The Education Bureau’s actions are expected to have a chilling effect on teachers in the former British colony. They will self-censor by guessing how the government would view certain issues and, when unsure, opt for silence to avoid trouble, according to Ip Kin Yuen, a legislator for Hong Kong’s education sector. “It’s not a question of whether [what teachers say] is right or not, but whether it’s to the liking of the government or not,” Ip said on a radio show on Oct. 6. “Everyone will worry over everything, afraid of stepping out of line, and we won’t even know how to walk in the future. Our education will be very difficult and increasingly weak.”
The Education Bureau started reviewing the teacher’s case following a complaint it received in September 2019. From June last year, when the pro-democracy protest movement began, to this August, the bureau received 247 complaints about misconduct of teachers. Out of 204 cases it has reviewed, the bureau determined 73 were unsubstantiated, and it issued reprimands, warnings, or other advisories to teachers in 70 other cases. (The remaining cases apparently remain unresolved.)
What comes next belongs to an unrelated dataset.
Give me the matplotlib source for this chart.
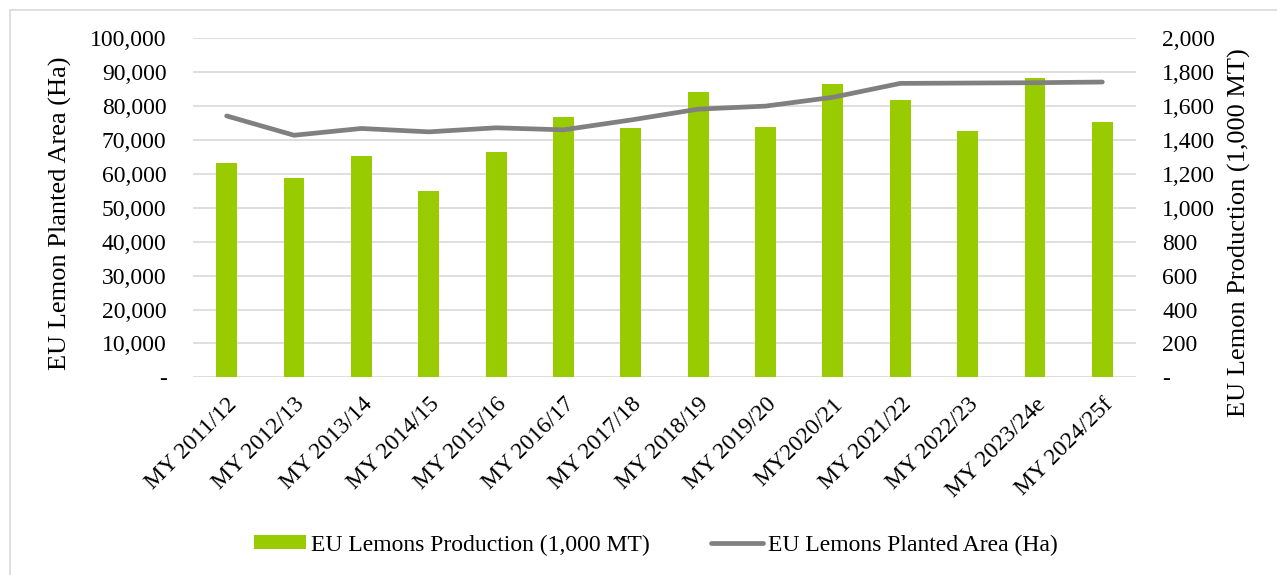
import matplotlib
matplotlib.use("Agg")
import matplotlib.pyplot as plt
from matplotlib.patches import Rectangle, Patch
from matplotlib.lines import Line2D
from matplotlib.ticker import FuncFormatter, MultipleLocator

plt.rcParams['font.family'] = ['Liberation Serif', 'DejaVu Serif']

categories = ["MY 2011/12", "MY 2012/13", "MY 2013/14", "MY 2014/15", "MY 2015/16",
              "MY 2016/17", "MY 2017/18", "MY 2018/19", "MY 2019/20", "MY2020/21",
              "MY 2021/22", "MY 2022/23", "MY 2023/24e", "MY 2024/25f"]
production = [1262, 1176, 1306, 1099, 1329, 1534, 1471, 1683, 1478, 1730, 1634, 1455, 1764, 1508]
planted_area = [77100, 71400, 73400, 72400, 73600, 73000, 75900, 79100, 80000, 82600,
                86700, 86800, 86900, 87100]

W, H = 1277, 575
fig = plt.figure(figsize=(W / 100, H / 100), dpi=100)
ax = fig.add_axes([193 / W, 1 - 377.3 / H, (1136 - 193) / W, (377.3 - 38.3) / H])
ax2 = ax.twinx()

x = list(range(len(categories)))

# bars on secondary axis (right), drawn below
ax2.bar(x, production, width=0.31, color='#99CC00', zorder=2)
ax2.set_ylim(0, 2000)
ax2.yaxis.set_major_locator(MultipleLocator(200))
ax2.grid(axis='y', color='#D9D9D9', linewidth=1.2, zorder=0)
ax2.set_axisbelow(True)

# line on primary axis, drawn above
ax.plot(x, planted_area, color='#808080', linewidth=3.4, solid_capstyle='round',
        solid_joinstyle='round', zorder=3)
ax.set_ylim(0, 100000)
ax.yaxis.set_major_locator(MultipleLocator(10000))
ax.set_zorder(ax2.get_zorder() + 1)
ax.patch.set_visible(False)
ax.set_xlim(-0.5, len(categories) - 0.5)

def fmt(v, pos):
    return '-' if v == 0 else f"{int(round(v)):,}"

ax.yaxis.set_major_formatter(FuncFormatter(fmt))
ax2.yaxis.set_major_formatter(FuncFormatter(fmt))

for a in (ax, ax2):
    for s in a.spines.values():
        s.set_visible(False)
    a.tick_params(axis='both', length=0, labelsize=17)

ax.tick_params(axis='y', pad=19)
ax2.tick_params(axis='y', pad=19)
for lab in ax2.get_yticklabels():
    lab.set_ha('left')

ax.set_xticks(x)
ax.set_xticklabels(categories, rotation=45, ha='right', rotation_mode='anchor', fontsize=17)
ax.tick_params(axis='x', pad=12)

ax.set_ylabel("EU Lemon Planted Area (Ha)", fontsize=19)
ax2.set_ylabel("EU Lemon Production (1,000 MT)", fontsize=19)
ax.yaxis.set_label_coords(-0.1283, 0.4847)
ax2.yaxis.set_label_coords(1.0976, 0.426)

handles = [Patch(facecolor='#99CC00', edgecolor='none'),
           Line2D([0], [0], color='#808080', linewidth=3.4, solid_capstyle='round')]
labels = ["EU Lemons Production (1,000 MT)", "EU Lemons Planted Area (Ha)"]
fig.legend(handles, labels, loc='center', bbox_to_anchor=(656 / W, 1 - 545 / H), ncol=2,
           frameon=False, fontsize=17, handlelength=2.2, handletextpad=0.2,
           columnspacing=2.6, handleheight=0.5)

fig.add_artist(Rectangle((10 / W, -0.1), 2, 1.1 - 9.5 / H, transform=fig.transFigure,
                         fill=False, edgecolor='#D9D9D9', linewidth=1.2))

fig.savefig("out.png", dpi=100)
Ip is also vice president of the Hong Kong Professional Teachers’ Union. On behalf of the dismissed teacher, he submitted an appeal on Oct. 12 to the bureau appeals board. The appeal process will involve a five-member committee composed of representatives from the education and legal sectors and the government.
As Beijing’s tightening grip squeezes out freedoms in Hong Kong, a student’s answer to the worksheet from the controversial class suggests what the city could become without freedom of speech: “It may not progress as quickly, because if each person has reservations about speaking, we may not know our own shortcomings and not be able to learn from them.”